- Goal of the exercise: Report how many lines below contain the word "this". Give only the number.

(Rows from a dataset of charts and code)

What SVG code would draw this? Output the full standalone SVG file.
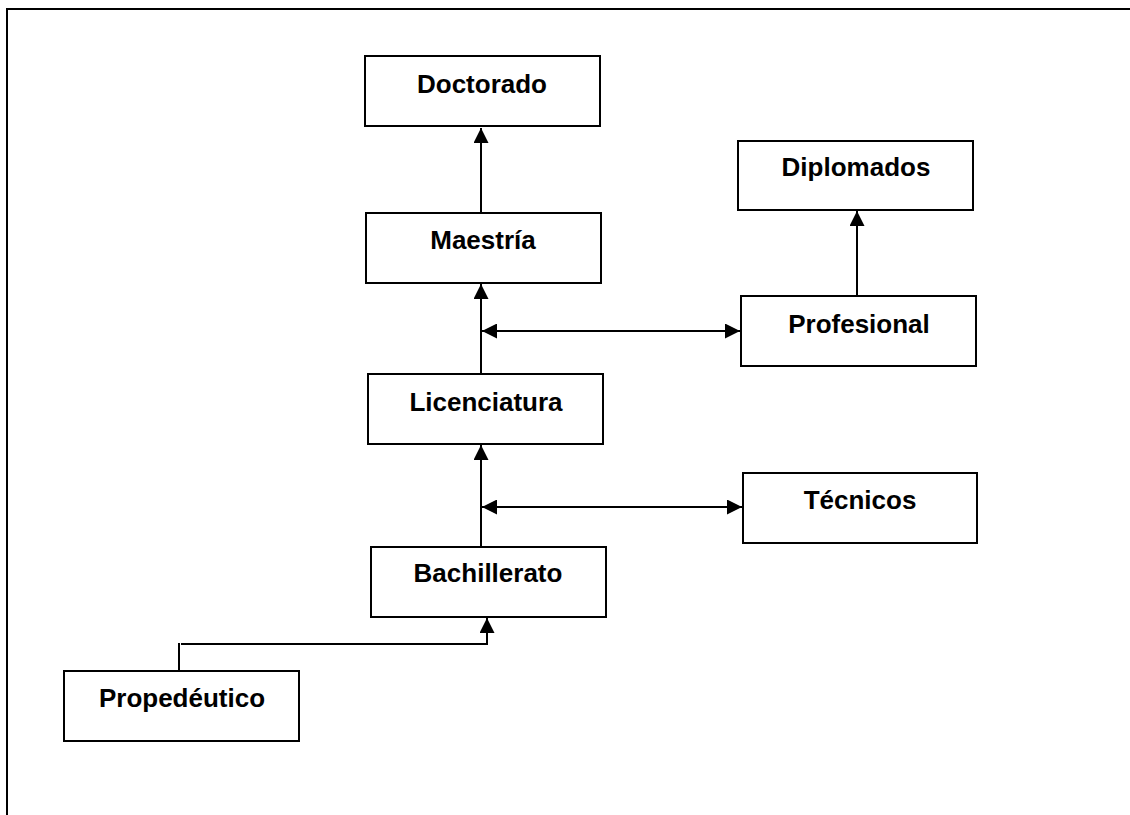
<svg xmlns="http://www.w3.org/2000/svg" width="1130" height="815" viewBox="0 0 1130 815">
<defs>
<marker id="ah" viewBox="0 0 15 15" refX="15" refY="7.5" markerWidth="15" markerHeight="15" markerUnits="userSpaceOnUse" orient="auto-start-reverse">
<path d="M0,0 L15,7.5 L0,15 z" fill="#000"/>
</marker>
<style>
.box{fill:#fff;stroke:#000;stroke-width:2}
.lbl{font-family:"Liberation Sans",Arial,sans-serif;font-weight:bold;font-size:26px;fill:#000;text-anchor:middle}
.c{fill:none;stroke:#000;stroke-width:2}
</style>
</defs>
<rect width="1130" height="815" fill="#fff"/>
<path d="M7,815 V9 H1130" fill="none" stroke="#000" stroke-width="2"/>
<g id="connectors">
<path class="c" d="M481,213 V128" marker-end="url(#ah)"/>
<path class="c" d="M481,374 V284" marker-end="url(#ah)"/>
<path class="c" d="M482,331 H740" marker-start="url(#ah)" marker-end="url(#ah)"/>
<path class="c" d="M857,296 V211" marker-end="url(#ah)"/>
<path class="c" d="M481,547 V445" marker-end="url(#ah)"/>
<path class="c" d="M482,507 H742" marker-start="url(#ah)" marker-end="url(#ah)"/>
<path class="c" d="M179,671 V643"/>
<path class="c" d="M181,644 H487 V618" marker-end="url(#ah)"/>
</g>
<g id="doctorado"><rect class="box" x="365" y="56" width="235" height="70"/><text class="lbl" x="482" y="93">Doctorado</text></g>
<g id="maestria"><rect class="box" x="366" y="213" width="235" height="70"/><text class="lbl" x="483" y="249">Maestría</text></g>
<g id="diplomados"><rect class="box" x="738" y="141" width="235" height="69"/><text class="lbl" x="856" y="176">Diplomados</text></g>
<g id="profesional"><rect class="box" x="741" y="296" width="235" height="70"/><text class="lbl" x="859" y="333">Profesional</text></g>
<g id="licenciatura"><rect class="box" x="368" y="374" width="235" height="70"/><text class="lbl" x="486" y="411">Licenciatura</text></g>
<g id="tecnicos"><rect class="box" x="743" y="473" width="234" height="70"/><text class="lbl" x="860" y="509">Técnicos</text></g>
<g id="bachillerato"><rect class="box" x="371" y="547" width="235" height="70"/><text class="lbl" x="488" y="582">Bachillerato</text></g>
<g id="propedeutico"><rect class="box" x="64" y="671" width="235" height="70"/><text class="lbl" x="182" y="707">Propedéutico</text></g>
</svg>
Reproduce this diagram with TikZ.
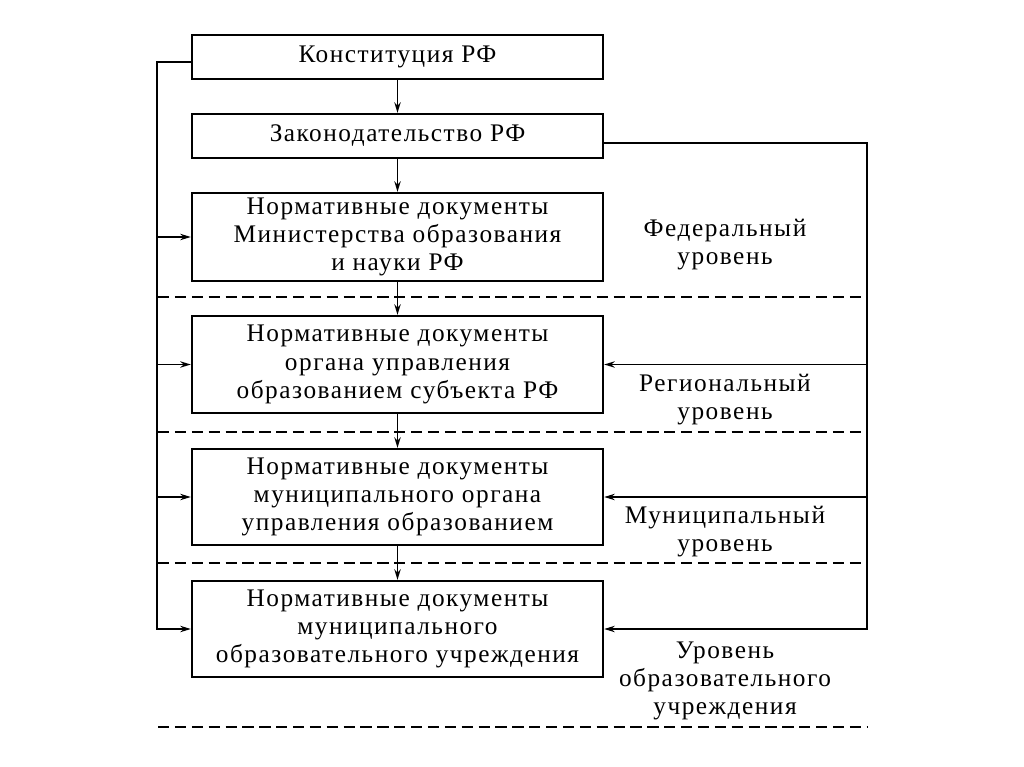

- Written reply: 2